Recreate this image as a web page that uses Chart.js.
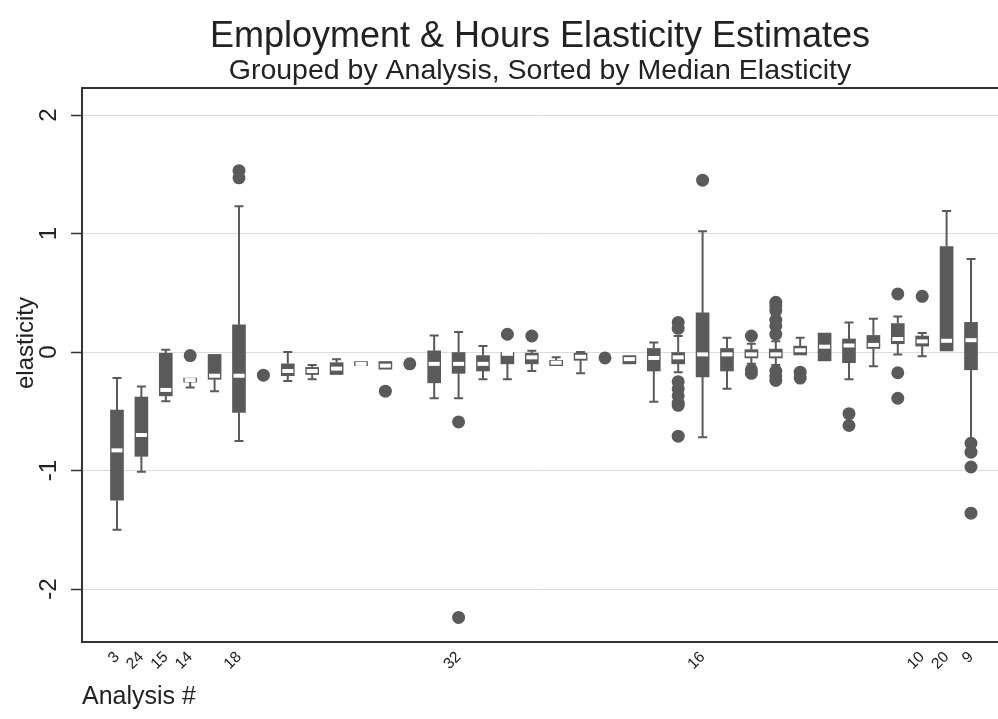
<!DOCTYPE html>
<html>
<head>
<meta charset="utf-8">
<title>Employment & Hours Elasticity Estimates</title>
<script src="https://cdn.jsdelivr.net/npm/chart.js@4.4.1/dist/chart.umd.min.js"></script>
<style>
  html, body { margin: 0; padding: 0; background: #fff; }
  canvas { display: block; }
</style>
</head>
<body>
<canvas id="elasticityChart" width="998" height="719"></canvas>
<script>
// one entry per analysis, sorted by median elasticity (blank = no label on the axis)
const analysisLabels = ["3", "24", "15", "14", "", "18", "", "", "", "", "", "", "", "", "32", "", "", "", "", "", "", "", "", "", "16", "", "", "", "", "", "", "", "", "10", "20", "9"];
const q1 =          [-1.25, -0.88, -0.37, -0.254, -0.23, -0.51, null, -0.20, -0.19, -0.19, -0.115, -0.145, null, -0.26, -0.18, -0.16, -0.10, -0.10, -0.115, -0.07, null, -0.10, -0.16, -0.10, -0.21, -0.16, -0.05, -0.05, -0.025, -0.075, -0.09, 0.03, 0.07, 0.05, 0.01, -0.15];
const medians =     [-0.83, -0.70, -0.32, -0.237, -0.20, -0.20, null, -0.16, -0.16, -0.14, -0.10, -0.115, null, -0.10, -0.10, -0.10, -0.015, -0.045, -0.09, -0.04, null, -0.06, -0.05, -0.045, -0.02, -0.02, -0.02, -0.02, 0.015, 0.045, 0.055, 0.06, 0.11, 0.09, 0.095, 0.10];
const q3 =          [-0.49, -0.38, -0.01, -0.22, -0.02, 0.23, null, -0.10, -0.13, -0.09, -0.08, -0.08, null, 0.01, 0.00, -0.03, 0.00, -0.01, -0.07, -0.01, null, -0.03, 0.03, 0.00, 0.33, 0.03, 0.02, 0.025, 0.05, 0.16, 0.11, 0.14, 0.24, 0.135, 0.89, 0.25];
const whiskerLow =  [-1.50, -1.01, -0.415, -0.30, -0.33, -0.75, null, -0.245, -0.23, -0.19, -0.115, -0.145, null, -0.39, -0.39, -0.23, -0.23, -0.16, -0.115, -0.18, null, -0.10, -0.42, -0.17, -0.72, -0.31, -0.10, -0.11, -0.025, -0.075, -0.23, -0.12, -0.02, -0.035, 0.01, -0.745];
const whiskerHigh = [-0.22, -0.29, 0.02, -0.22, -0.02, 1.23, null, 0.00, -0.11, -0.06, -0.08, -0.08, null, 0.14, 0.17, 0.05, 0.00, 0.01, -0.045, 0.00, null, -0.03, 0.08, 0.135, 1.02, 0.12, 0.07, 0.09, 0.12, 0.16, 0.25, 0.28, 0.30, 0.16, 1.19, 0.785];

// outside values: slot number (1 = leftmost analysis) and elasticity
const outlierSlot =  [4, 6, 6, 7, 12, 13, 15, 15, 17, 18, 21, 24, 24, 24, 24, 24, 24, 24, 24, 25, 27, 27, 27, 28, 28, 28, 28, 28, 28, 28, 28, 28, 29, 29, 31, 31, 33, 33, 33, 34, 36, 36, 36, 36];
const outlierValue = [-0.03, 1.53, 1.47, -0.195, -0.33, -0.10, -0.59, -2.24, 0.15, 0.135, -0.05, 0.25, 0.20, -0.25, -0.31, -0.37, -0.43, -0.45, -0.71, 1.45, 0.135, -0.15, -0.18, 0.42, 0.39, 0.35, 0.27, 0.22, 0.15, -0.16, -0.20, -0.24, -0.17, -0.22, -0.52, -0.62, 0.49, -0.175, -0.39, 0.47, -0.77, -0.845, -0.97, -1.36];

const yTickValues = [-2, -1, 0, 1, 2];

const slots = analysisLabels.map((_, i) => i + 1);
const labelledSlots = slots.filter((s) => analysisLabels[s - 1] !== "");

const boxColor = "#5a5a5a";
const textColor = "#222";
const fontFamily = "'Liberation Sans', Arial, Helvetica, sans-serif";

const boxData = slots
  .filter((s) => q1[s - 1] !== null)
  .map((s) => ({ x: s, y: [q1[s - 1], q3[s - 1]] }));
const outlierData = outlierSlot.map((s, i) => ({ x: s, y: outlierValue[i] }));

// whiskers, medians, frame and y labels (Stata look)
const boxExtras = {
  id: "boxExtras",
  beforeDatasetsDraw(chart) {
    const { ctx } = chart;
    const x = chart.scales.x;
    const y = chart.scales.y;
    ctx.save();
    ctx.strokeStyle = boxColor;
    ctx.lineWidth = 2;
    slots.forEach((s, i) => {
      if (q1[i] === null) return;
      const px = x.getPixelForValue(s);
      [[q3[i], whiskerHigh[i]], [q1[i], whiskerLow[i]]].forEach(([from, to]) => {
        if (from === to) return;
        const y0 = y.getPixelForValue(from);
        const y1 = y.getPixelForValue(to);
        ctx.beginPath();
        ctx.moveTo(px, y0);
        ctx.lineTo(px, y1);
        ctx.moveTo(px - 4.5, y1);
        ctx.lineTo(px + 4.5, y1);
        ctx.stroke();
      });
    });
    ctx.restore();
  },
  afterDatasetDraw(chart, args) {
    if (args.index !== 1) return;
    const { ctx } = chart;
    const x = chart.scales.x;
    const y = chart.scales.y;
    ctx.save();
    ctx.strokeStyle = "#ffffff";
    ctx.lineWidth = 4;
    slots.forEach((s, i) => {
      if (medians[i] === null) return;
      const px = x.getPixelForValue(s);
      const py = y.getPixelForValue(medians[i]);
      ctx.beginPath();
      ctx.moveTo(px - 5.5, py);
      ctx.lineTo(px + 5.5, py);
      ctx.stroke();
    });
    ctx.restore();
  },
  afterDraw(chart) {
    const { ctx, chartArea } = chart;
    const y = chart.scales.y;
    ctx.save();
    // top frame line
    ctx.strokeStyle = "#333";
    ctx.lineWidth = 2;
    ctx.beginPath();
    ctx.moveTo(chartArea.left, chartArea.top);
    ctx.lineTo(chartArea.right, chartArea.top);
    ctx.stroke();
    // vertical y tick labels, centred on the ticks
    ctx.fillStyle = textColor;
    ctx.font = "24px " + fontFamily;
    ctx.textAlign = "center";
    ctx.textBaseline = "middle";
    yTickValues.forEach((v) => {
      ctx.save();
      ctx.translate(49, y.getPixelForValue(v));
      ctx.rotate(-Math.PI / 2);
      ctx.fillText(String(v), 0, 0);
      ctx.restore();
    });
    // y axis title
    ctx.save();
    ctx.translate(26, (chartArea.top + chartArea.bottom) / 2 - 22);
    ctx.rotate(-Math.PI / 2);
    ctx.fillText("elasticity", 0, 0);
    ctx.restore();
    ctx.restore();
  },
};

new Chart(document.getElementById("elasticityChart"), {
  type: "bar",
  data: {
    datasets: [
      {
        type: "scatter",
        data: outlierData,
        backgroundColor: boxColor,
        borderWidth: 0,
        pointRadius: 6.5,
      },
      {
        type: "bar",
        data: boxData,
        backgroundColor: boxColor,
        borderWidth: 0,
        barThickness: 13,
        grouped: false,
      },
    ],
  },
  options: {
    responsive: false,
    animation: false,
    events: [],
    layout: { padding: 0, autoPadding: false },
    plugins: {
      legend: { display: false },
      tooltip: { enabled: false },
      title: {
        display: true,
        text: "Employment & Hours Elasticity Estimates",
        fullSize: false,
        color: textColor,
        font: { family: fontFamily, size: 36, weight: "normal", lineHeight: 1 },
        padding: { top: 19, bottom: 1 },
      },
      subtitle: {
        display: true,
        text: "Grouped by Analysis, Sorted by Median Elasticity",
        fullSize: false,
        color: textColor,
        font: { family: fontFamily, size: 28.5, weight: "normal", lineHeight: 1 },
        padding: { top: 0.5, bottom: 3 },
      },
    },
    scales: {
      x: {
        type: "linear",
        offset: false,
        min: -0.434,
        max: 37.107,
        afterBuildTicks: (scale) => {
          scale.ticks = labelledSlots.map((v) => ({ value: v }));
        },
        afterFit: (scale) => {
          scale.height = 77;
          scale.paddingLeft = 0;
          scale.paddingRight = 0;
        },
        grid: { display: false, drawTicks: false },
        border: { display: true, color: "#333", width: 2 },
        ticks: {
          autoSkip: false,
          minRotation: 45,
          maxRotation: 45,
          padding: 6,
          color: textColor,
          font: { family: fontFamily, size: 15.5 },
          callback: (value) => analysisLabels[value - 1],
        },
        title: {
          display: true,
          text: "Analysis #",
          align: "start",
          color: textColor,
          font: { family: fontFamily, size: 25, lineHeight: 1.2 },
          padding: { top: 0, bottom: 7 },
        },
      },
      y: {
        min: -2.447,
        max: 2.228,
        afterBuildTicks: (scale) => {
          scale.ticks = yTickValues.map((v) => ({ value: v }));
        },
        afterFit: (scale) => {
          scale.width = 82;
        },
        grid: {
          color: "#dcdcdc",
          lineWidth: 1,
          tickLength: 11,
          tickColor: "#333",
          tickWidth: 1.5,
        },
        border: { display: true, color: "#333", width: 2 },
        ticks: { display: false },
      },
    },
  },
  plugins: [boxExtras],
});
</script>
</body>
</html>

[Exercise prompt]
Repeat exactly and only the lines from the start of the data above through the line that holds "0.16, 1.19, 0.785];", inclusive. Pictures do not belong in the copy.

[Written response]
Recreate this image as a web page that uses Chart.js.
<!DOCTYPE html>
<html>
<head>
<meta charset="utf-8">
<title>Employment & Hours Elasticity Estimates</title>
<script src="https://cdn.jsdelivr.net/npm/chart.js@4.4.1/dist/chart.umd.min.js"></script>
<style>
  html, body { margin: 0; padding: 0; background: #fff; }
  canvas { display: block; }
</style>
</head>
<body>
<canvas id="elasticityChart" width="998" height="719"></canvas>
<script>
// one entry per analysis, sorted by median elasticity (blank = no label on the axis)
const analysisLabels = ["3", "24", "15", "14", "", "18", "", "", "", "", "", "", "", "", "32", "", "", "", "", "", "", "", "", "", "16", "", "", "", "", "", "", "", "", "10", "20", "9"];
const q1 =          [-1.25, -0.88, -0.37, -0.254, -0.23, -0.51, null, -0.20, -0.19, -0.19, -0.115, -0.145, null, -0.26, -0.18, -0.16, -0.10, -0.10, -0.115, -0.07, null, -0.10, -0.16, -0.10, -0.21, -0.16, -0.05, -0.05, -0.025, -0.075, -0.09, 0.03, 0.07, 0.05, 0.01, -0.15];
const medians =     [-0.83, -0.70, -0.32, -0.237, -0.20, -0.20, null, -0.16, -0.16, -0.14, -0.10, -0.115, null, -0.10, -0.10, -0.10, -0.015, -0.045, -0.09, -0.04, null, -0.06, -0.05, -0.045, -0.02, -0.02, -0.02, -0.02, 0.015, 0.045, 0.055, 0.06, 0.11, 0.09, 0.095, 0.10];
const q3 =          [-0.49, -0.38, -0.01, -0.22, -0.02, 0.23, null, -0.10, -0.13, -0.09, -0.08, -0.08, null, 0.01, 0.00, -0.03, 0.00, -0.01, -0.07, -0.01, null, -0.03, 0.03, 0.00, 0.33, 0.03, 0.02, 0.025, 0.05, 0.16, 0.11, 0.14, 0.24, 0.135, 0.89, 0.25];
const whiskerLow =  [-1.50, -1.01, -0.415, -0.30, -0.33, -0.75, null, -0.245, -0.23, -0.19, -0.115, -0.145, null, -0.39, -0.39, -0.23, -0.23, -0.16, -0.115, -0.18, null, -0.10, -0.42, -0.17, -0.72, -0.31, -0.10, -0.11, -0.025, -0.075, -0.23, -0.12, -0.02, -0.035, 0.01, -0.745];
const whiskerHigh = [-0.22, -0.29, 0.02, -0.22, -0.02, 1.23, null, 0.00, -0.11, -0.06, -0.08, -0.08, null, 0.14, 0.17, 0.05, 0.00, 0.01, -0.045, 0.00, null, -0.03, 0.08, 0.135, 1.02, 0.12, 0.07, 0.09, 0.12, 0.16, 0.25, 0.28, 0.30, 0.16, 1.19, 0.785];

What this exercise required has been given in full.